At present, gift tax is covered under section 56(2) of the Income Tax Act, 1961. The Act provides that any gift received in excess of 50,000 in form of cash, demand draft, cheque or specified assets by an individual or Hindu undivided family (HUF) is taxable under the income tax head ‘income from other sources’. If the value exceeds 50,000, the whole amount is taxed. For instance, if your friend gave you a gift worth 40,000, you need not bother about tax. But if you get another gift, from the same person or someone else, with a value more than 11,000, the whole amount, i.e., 51,000, will be taxable.
Remember that the tax applies not only to gifts received in cash, but also to those received in kind, such as immovable property (including land or building) and specified movable property, such as jewellery, paintings, shares, debentures, bullion, archaeological collections, and so on. The gift is taxable only in the hands of the recipient.
Any sum or property received, at any point of time, from certain relatives, are exempt from income tax. According to the Act, these are your spouse (husband or wife), brothers, sisters, brothers in-law, sisters in-law, parents, parents in-law, any lineal ascendants or descendants of the individual or spouse, and brothers or sisters of parents of individual or spouse.
Apart from gifts received from relatives for whatever reason, gifts received on marriage are also exempt from tax. In addition to this, any amount received under a Will or inheritance is also exempt. Any sum of money or property received in contemplation of death is also exempt. Then, any gift received from a local authority, fund, foundation, university or other education institution, hospital, trust or charitable institution is also exempt.
What should you do?
Gifts received in the form of cash or cheque do not necessarily have to be executed through a gift deed. A simple note on a sheet of paper mentioning the details would work. However, gifting of movable property is required to be executed on stamp paper (can be of a nominal value), which then has to be notarized.

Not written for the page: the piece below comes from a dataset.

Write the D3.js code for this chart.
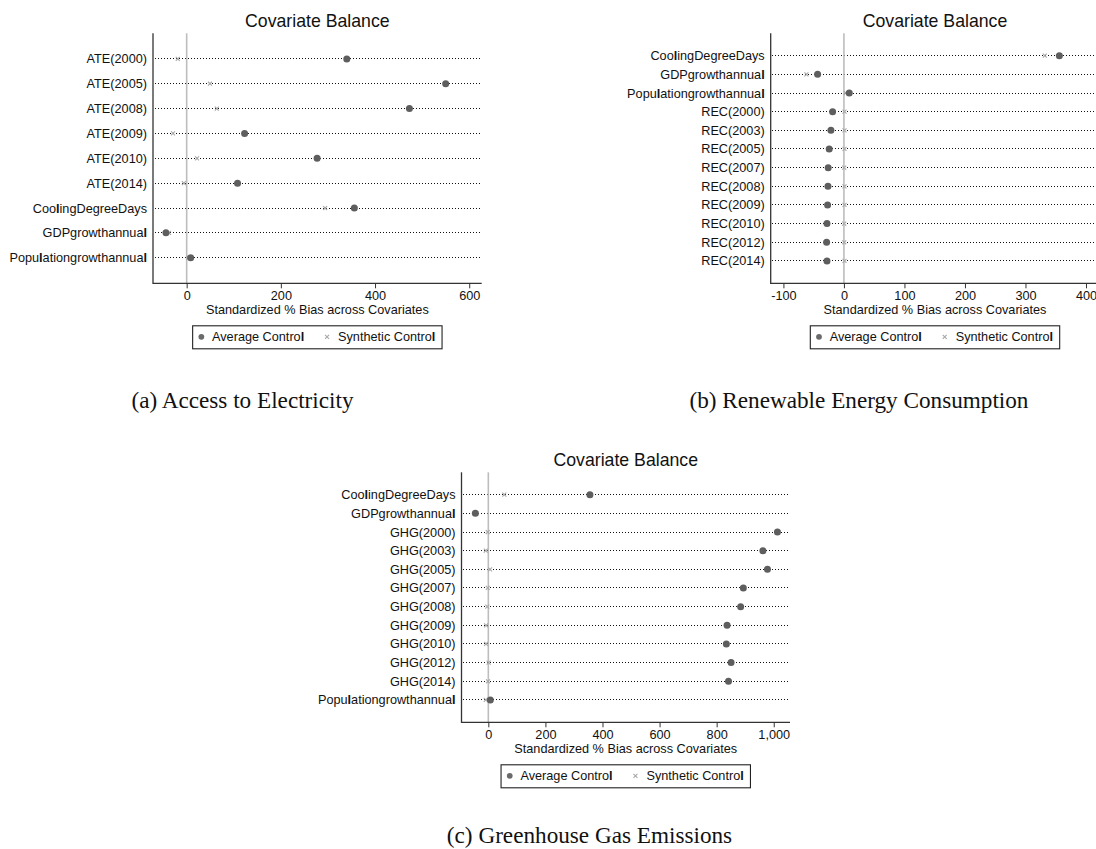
<!DOCTYPE html>
<html>
<head>
<meta charset="utf-8">
<script src="https://cdn.jsdelivr.net/npm/d3@7"></script>
<style>
  html, body { margin: 0; padding: 0; background: #fff; }
  svg { display: block; }
</style>
</head>
<body>
<svg id="chart" width="1096" height="849"></svg>
<script>
// ---- Data: standardized % bias per covariate ----
// (a) Access to Electricity
const aCovariates = ["ATE(2000)", "ATE(2005)", "ATE(2008)", "ATE(2009)", "ATE(2010)", "ATE(2014)",
  "CoolingDegreeDays", "GDPgrowthannual", "Populationgrowthannual"];
const aAverage   = [340, 550, 473, 123, 277, 108, 356, -44, 8.5];
const aSynthetic = [-19, 49.5, 64, -29, 22, -6, 294, -37.5, 4];
const aTicks = [0, 200, 400, 600];

// (b) Renewable Energy Consumption
const bCovariates = ["CoolingDegreeDays", "GDPgrowthannual", "Populationgrowthannual",
  "REC(2000)", "REC(2003)", "REC(2005)", "REC(2007)", "REC(2008)", "REC(2009)",
  "REC(2010)", "REC(2012)", "REC(2014)"];
const bAverage   = [356, -43.5, 8.8, -18.7, -21.5, -24.3, -26, -26.4, -27, -28, -28.6, -28];
const bSynthetic = [332, -62, 3, 1, 1, 1, 0.5, 1, 1, 0.5, 0.5, 1];
const bTicks = [-100, 0, 100, 200, 300, 400];

// (c) Greenhouse Gas Emissions
const cCovariates = ["CoolingDegreeDays", "GDPgrowthannual", "GHG(2000)", "GHG(2003)", "GHG(2005)",
  "GHG(2007)", "GHG(2008)", "GHG(2009)", "GHG(2010)", "GHG(2012)", "GHG(2014)",
  "Populationgrowthannual"];
const cAverage   = [356, -45.5, 1013, 962, 978, 893.5, 884, 836.5, 834, 850.5, 841.5, 7];
const cSynthetic = [56, -42, -2, -9, 6, -2, -3.5, -8, -8, 1, -1, -9];
const cTicks = [0, 200, 400, 600, 800, 1000];

const chartTitle = "Covariate Balance";
const xAxisTitle = "Standardized % Bias across Covariates";
const legendLabels = ["Average Control", "Synthetic Control"];
const captions = ["(a) Access to Electricity", "(b) Renewable Energy Consumption", "(c) Greenhouse Gas Emissions"];

// ---- Layout of the three panels ----
const panels = [
  { covariates: aCovariates, average: aAverage, synthetic: aSynthetic, ticks: aTicks,
    domain: [-71.5, 626.5], x0: 153, x1: 481.7, y0: 33.3, y1: 283.3, pad: 1.03,
    caption: captions[0], capX: 242.5, capY: 408 },
  { covariates: bCovariates, average: bAverage, synthetic: bSynthetic, ticks: bTicks,
    domain: [-121, 422], x0: 770.7, x1: 1099.3, y0: 33.3, y1: 283.3, pad: 1.2,
    caption: captions[1], capX: 859, capY: 408 },
  { covariates: cCovariates, average: cAverage, synthetic: cSynthetic, ticks: cTicks,
    domain: [-94, 1057], x0: 461.5, x1: 790, y0: 472.3, y1: 722.3, pad: 1.2,
    caption: captions[2], capX: 589.5, capY: 843 }
];

const SANS = "'Liberation Sans', Arial, Helvetica, sans-serif";
const SERIF = "'Liberation Serif', 'Times New Roman', Times, serif";
const FS = 12.7;
const avgColor = "#5e5e5e";
const synColor = "#a8a8a8";

const svg = d3.select("#chart");

// Write a label; the small-size renderer draws the letter "l" heavily, so it gets its own bold tspan.
function setLabel(sel, str) {
  const parts = str.split(/(l)/);
  parts.forEach(p => {
    if (!p) return;
    const t = sel.append("tspan").text(p);
    if (p === "l") t.attr("font-weight", "bold");
  });
}

// Tick numbers with thousands separators and a plain hyphen for negatives
const tickFmt = v => d3.format(",")(v).replace("\u2212", "-");

const crossSymbol = d3.symbol().type(d3.symbolTimes).size(12);

panels.forEach(p => {
  const g = svg.append("g");
  const x = d3.scaleLinear().domain(p.domain).range([p.x0, p.x1]);
  const y = d3.scalePoint().domain(p.covariates).range([p.y0, p.y1]).padding(p.pad);
  const cx = (p.x0 + p.x1) / 2;

  const rows = p.covariates.map((c, i) => ({ c, avg: p.average[i], syn: p.synthetic[i] }));

  // dotted row guides
  g.selectAll("line.row").data(rows).join("line")
    .attr("class", "row")
    .attr("x1", p.x0 + 1.5).attr("x2", p.x1 - 2)
    .attr("y1", d => y(d.c)).attr("y2", d => y(d.c))
    .attr("stroke", "#111").attr("stroke-width", 1)
    .attr("stroke-dasharray", "1,2")
    .attr("shape-rendering", "crispEdges");

  // reference line at zero bias
  g.append("line")
    .attr("x1", x(0)).attr("x2", x(0))
    .attr("y1", p.y0).attr("y2", p.y1)
    .attr("stroke", "#bdbdbd").attr("stroke-width", 1.6);

  // x axis
  const axis = d3.axisBottom(x).tickValues(p.ticks).tickSize(5).tickPadding(2)
    .tickFormat(tickFmt);
  const ax = g.append("g").attr("transform", `translate(0,${p.y1})`).call(axis);
  ax.select(".domain").attr("stroke", "#333").attr("stroke-width", 1.2)
    .attr("d", `M${p.x0},0H${p.x1}`);
  ax.selectAll(".tick line").attr("stroke", "#333").attr("stroke-width", 1);
  ax.selectAll(".tick text")
    .attr("font-family", SANS).attr("font-size", FS).attr("fill", "#111")
    .attr("dy", null).attr("y", 17.2);

  // y axis line
  g.append("line")
    .attr("x1", p.x0).attr("x2", p.x0)
    .attr("y1", p.y0).attr("y2", p.y1 + 0.6)
    .attr("stroke", "#333").attr("stroke-width", 1.3);

  // covariate labels
  g.selectAll("text.cov").data(rows).join("text")
    .attr("class", "cov")
    .attr("x", p.x0 - 6).attr("y", d => y(d.c) + 4.5)
    .attr("text-anchor", "end")
    .attr("font-family", SANS).attr("font-size", FS).attr("fill", "#111")
    .each(function(d) { setLabel(d3.select(this), d.c); });

  // synthetic control markers
  g.selectAll("path.syn").data(rows).join("path")
    .attr("class", "syn")
    .attr("d", crossSymbol)
    .attr("transform", d => `translate(${x(d.syn)},${y(d.c)})`)
    .attr("fill", "none").attr("stroke", synColor).attr("stroke-width", 1.1);

  // average control markers
  g.selectAll("circle.avg").data(rows).join("circle")
    .attr("class", "avg")
    .attr("cx", d => x(d.avg)).attr("cy", d => y(d.c))
    .attr("r", 3.5).attr("fill", avgColor);

  // title
  g.append("text")
    .attr("x", cx).attr("y", p.y0 - 6.8)
    .attr("text-anchor", "middle")
    .attr("font-family", SANS).attr("font-size", 17.7).attr("fill", "#111")
    .text(chartTitle);

  // x axis title
  g.append("text")
    .attr("x", cx).attr("y", p.y1 + 30.3)
    .attr("text-anchor", "middle")
    .attr("font-family", SANS).attr("font-size", FS).attr("fill", "#111")
    .text(xAxisTitle);

  // legend
  const lx = cx - 124.7, ly = p.y1 + 42.5;
  const lg = g.append("g").attr("transform", `translate(${lx},${ly})`);
  lg.append("rect").attr("width", 249.4).attr("height", 23)
    .attr("fill", "#fff").attr("stroke", "#222").attr("stroke-width", 1.1);
  lg.append("circle").attr("cx", 8.7).attr("cy", 11).attr("r", 2.9).attr("fill", "#6a6a6a");
  lg.append("text").attr("x", 19.4).attr("y", 15.6)
    .attr("font-family", SANS).attr("font-size", FS).attr("fill", "#111")
    .call(s => setLabel(s, legendLabels[0]));
  lg.append("path").attr("d", crossSymbol)
    .attr("transform", "translate(134.4,11)")
    .attr("fill", "none").attr("stroke", synColor).attr("stroke-width", 1.1);
  lg.append("text").attr("x", 145.4).attr("y", 15.6)
    .attr("font-family", SANS).attr("font-size", FS).attr("fill", "#111")
    .call(s => setLabel(s, legendLabels[1]));

  // caption under the panel
  svg.append("text")
    .attr("x", p.capX).attr("y", p.capY)
    .attr("text-anchor", "middle")
    .attr("font-family", SERIF).attr("font-size", 23.2).attr("fill", "#111")
    .text(p.caption);
});
</script>
</body>
</html>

If the gift is an immovable property, it has to be backed by a registered gift deed. Not doing so means the ‘transfer’ will not have legal sanctity and the property title cannot be passed to the receiver. So, if you are being gifted, say, a house or a plot, it’s better to get a gift deed executed and registered in your favour. Doing so makes you the legal owner of the property, provides you the right of possession and the right to transfer the ownership.